COTS Plans Services and Housing Near Street with History of Fighting Development
Spectacular views of Lake Champlain, a short stroll to Church Street and little in the way of traffic or noise combine to make Lakeview Terrace one of Burlington's most desirable residential streets. But it can also be one rough neighborhood — for developers.
The Committee on Temporary Shelter could soon find that out. COTS has scheduled a briefing for local residents on Thursday evening about its plans to open a daytime services facility for homeless Vermonters and to build up to 16 low-income housing units at a site steps from the southern end of Lakeview Terrace.
Neighbors will be holding their own meeting Wednesday evening to discuss the project and to prepare questions for COTS director Rita Markley. If past experience is a reliable guide, she can expect to encounter a certain skepticism — and possibly protracted opposition.
Some Lakeview Terrace homeowners fought long and hard to block a an upscale 25-unit condominium that Mayor Miro Weinberger's development company sought to construct at the northern end of their enclave. The Packard Lofts project was completed this summer — eight years after it was proposed.
The liberal views of many residents of Lakeview Terrace could, however, result in a less hostile reception to COTS' plan than what was accorded to the Packard Lofts development. There may be reluctance to engage in a battle with an organization with a record of assisting vulnerable individuals and families.
"I want to separate fears from reality," Markley said on Monday. "I don't want what happened with Packard Lofts to happen with us."
She noted that COTS has been able to build new facilities and to carry out major renovations of existing service centers without controversy. That's in part because the organization operates discreetly, Markley said, noting that COTS doesn't emblazon its name on its buildings. "We have a large and gorgeous new building on West Canal Street in Winooski, and you'd never know it was us," she said.
COTS is able to be a good neighbor, she added, because its clients seldom cause public disruptions. The group successfully ran its daystation program at South Winooski Avenue and King Street — a short distance from Edmunds elementary and middle schools — until the facility was destroyed in flooding in July 2012, Markley noted. The below-grade site is no longer considered safe for occupants.
COTS' administrative offices have been situated at 95 North Avenue — about 50 yards from Lakeview Terrace — since it purchased that three-story clapboard building from Burlington College three years ago. Maggie Sherman, owner of a bed and breakfast on Lakeview Terrace, says Markley indicated at that time that COTS would not be providing services at this location.

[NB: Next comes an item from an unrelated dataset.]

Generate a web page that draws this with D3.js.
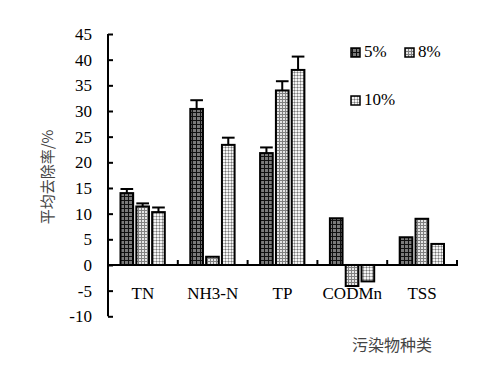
<!DOCTYPE html>
<html>
<head>
<meta charset="utf-8">
<script src="https://cdn.jsdelivr.net/npm/d3@7"></script>
<style>
	body { margin: 0; background: #fff; }
	svg text { font-family: "Liberation Serif", "Times New Roman", serif; }
</style>
</head>
<body>
<svg id="chart" width="501" height="376"></svg>
<script>
// categories and series
var categories = ['TN', 'NH3-N', 'TP', 'CODMn', 'TSS'];
var seriesNames = ['5%', '8%', '10%'];
var values5 = [14.0, 30.4, 21.8, 9.1, 5.4];
var values8 = [11.4, 1.6, 34.0, -4.1, 9.0];
var values10 = [10.3, 23.4, 38.0, -3.2, 4.1];
var err5 = [0.8, 1.7, 1.1, 0, 0];
var err8 = [0.6, 0, 1.8, 0, 0];
var err10 = [0.9, 1.4, 2.6, 0, 0];
var yTicks = [-10, -5, 0, 5, 10, 15, 20, 25, 30, 35, 40, 45];

var series = [values5, values8, values10];
var errs = [err5, err8, err10];

var svg = d3.select('#chart');
var defs = svg.append('defs');

//Patterns for the three fills
var p1 = defs.append('pattern').attr('id', 'pat0')
	.attr('patternUnits', 'userSpaceOnUse').attr('width', 4).attr('height', 4);
p1.append('rect').attr('width', 4).attr('height', 4).attr('fill', '#7a7a7a');
p1.append('rect').attr('width', 4).attr('height', 1).attr('fill', '#111');
p1.append('rect').attr('width', 1).attr('height', 4).attr('fill', '#111');

var p2 = defs.append('pattern').attr('id', 'pat1')
	.attr('patternUnits', 'userSpaceOnUse').attr('width', 3).attr('height', 3);
p2.append('rect').attr('width', 3).attr('height', 3).attr('fill', '#e6e6e6');
p2.append('rect').attr('width', 3).attr('height', 1).attr('fill', '#808080');
p2.append('rect').attr('width', 1).attr('height', 3).attr('fill', '#808080');

var p3 = defs.append('pattern').attr('id', 'pat2')
	.attr('patternUnits', 'userSpaceOnUse').attr('width', 3).attr('height', 3);
p3.append('rect').attr('width', 3).attr('height', 3).attr('fill', '#f4f4f4');
p3.append('rect').attr('width', 3).attr('height', 1).attr('fill', '#b0b0b0');
p3.append('rect').attr('width', 1).attr('height', 3).attr('fill', '#b0b0b0');
p3.append('rect').attr('width', 1).attr('height', 1).attr('fill', '#777');

var x0 = 108, x1 = 457;
var y = d3.scaleLinear().domain([-10, 45]).range([316.3, 34]);
var xBand = d3.scaleBand().domain(categories).range([x0, x1]);
var inner = d3.scaleBand().domain(d3.range(3)).range([12.5, xBand.bandwidth() - 13]).paddingInner(0.2);

//Bars
for (var s = 0; s < 3; s++) {
	var g = svg.append('g');
	g.selectAll('rect').data(series[s]).enter().append('rect')
		.attr('x', function (d, i) { return xBand(categories[i]) + inner(s); })
		.attr('y', function (d) { return Math.min(y(d), y(0)); })
		.attr('width', inner.bandwidth())
		.attr('height', function (d) { return Math.abs(y(d) - y(0)); })
		.attr('fill', 'url(#pat' + s + ')')
		.attr('stroke', '#000')
		.attr('stroke-width', 2);

	//error bars
	for (var i = 0; i < categories.length; i++) {
		var e = errs[s][i];
		if (!e) continue;
		var cx = xBand(categories[i]) + inner(s) + inner.bandwidth() / 2;
		var errTop = series[s][i] + e;
		g.append('line').attr('x1', cx).attr('x2', cx)
			.attr('y1', y(series[s][i])).attr('y2', y(errTop))
			.attr('stroke', '#000').attr('stroke-width', 2);
		g.append('line')
			.attr('x1', cx - inner.bandwidth() / 2).attr('x2', cx + inner.bandwidth() / 2)
			.attr('y1', y(errTop)).attr('y2', y(errTop))
			.attr('stroke', '#000').attr('stroke-width', 2);
	}
}

//Y axis
var yAxis = d3.axisRight(y).tickValues(yTicks).tickSize(5).tickFormat('');
var ya = svg.append('g').attr('transform', 'translate(' + x0 + ',0)').call(yAxis);
ya.select('.domain').attr('stroke-width', 2).attr('d', 'M0,' + y(-10) + 'V' + y(45));
ya.selectAll('.tick line').attr('stroke-width', 2);
svg.append('g').selectAll('text').data(yTicks).enter().append('text')
	.attr('x', 92).attr('y', function (d) { return y(d) + 6; })
	.attr('text-anchor', 'end').attr('font-size', 17).attr('fill', '#000')
	.text(function (d) { return d; });

//X axis at zero
var boundaries = categories.map(function (c) { return xBand(c) + xBand.bandwidth(); });
svg.append('line').attr('x1', x0).attr('x2', x1 + 1)
	.attr('y1', y(0)).attr('y2', y(0)).attr('stroke', '#000').attr('stroke-width', 2);
svg.selectAll('.xtick').data(boundaries).enter().append('line')
	.attr('x1', function (d) { return d; }).attr('x2', function (d) { return d; })
	.attr('y1', y(0)).attr('y2', y(0) - 5)
	.attr('stroke', '#000').attr('stroke-width', 2);
svg.selectAll('.xlab').data(categories).enter().append('text')
	.attr('x', function (d) { return xBand(d) + xBand.bandwidth() / 2; })
	.attr('y', 299).attr('text-anchor', 'middle').attr('font-size', 17)
	.text(function (d) { return d; });

//Axis titles
svg.append('text')
	.attr('transform', 'translate(53,177) rotate(-90)')
	.attr('text-anchor', 'middle').attr('font-size', 15).attr('fill', '#444')
	.style('font-family', '"Noto Sans CJK SC", sans-serif')
	.text('平均去除率/%');
svg.append('text')
	.attr('x', 392).attr('y', 351).attr('text-anchor', 'middle')
	.attr('font-size', 16).attr('fill', '#444')
	.style('font-family', '"Noto Sans CJK SC", sans-serif')
	.text('污染物种类');

//Legend
var legendPos = [[355, 52], [409, 52], [355, 100]];
var leg = svg.append('g');
seriesNames.forEach(function (name, i) {
	var p = legendPos[i];
	leg.append('rect').attr('x', p[0] - 4).attr('y', p[1] - 4).attr('width', 9).attr('height', 9)
		.attr('fill', 'url(#pat' + i + ')').attr('stroke', '#000').attr('stroke-width', 1.5);
	leg.append('text').attr('x', p[0] + 9).attr('y', p[1] + 5)
		.attr('font-size', 17).text(name);
});
</script>
</body>
</html>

That recollection is incorrect, Markley responded. COTS said three years ago that it might offer educational and family services at 95 North Avenue, "though we also said we weren't going to operate a shelter there," Markley said on Monday.
COTS has been basing its daystation in a local church since the flooding 18 months ago, but it now needs to find a permanent home, Markley said. A search for rental or for-sale properties that would be suitable for a daystation produced only options that COTS could not afford, the director added. Space is available at the facility it already owns at the intersection of North Avenue and North Street, she noted.
Housing for low-income Burlingtonians is desperately needed now, Markley added, due to sharp cuts in the federal Section 8 program brought by the federal budget cuts known as sequestration. As Seven Days reported in August, Vermont housing officials are being forced to remove about 775 households from the program that subsidizes rents for thousands of poor Vermonters.
Burlington architect Mannie Lionni, at whose Lakeview Terrace home the Wednesday evening meeting will take place, says he has "mixed feelings" about the COTS project. He wants to hear more about it before forming an opinion, Lionni added. The gathering of neighbors is not intended to plan opposition to the COTS proposal, he said.
B&B owner Sherman offered the same perspective. "From what I know of it now, it doesn't seem like it would be intrusive," she said on Monday. "But I don't want to judge until I hear what's coming right from the horse's mouth."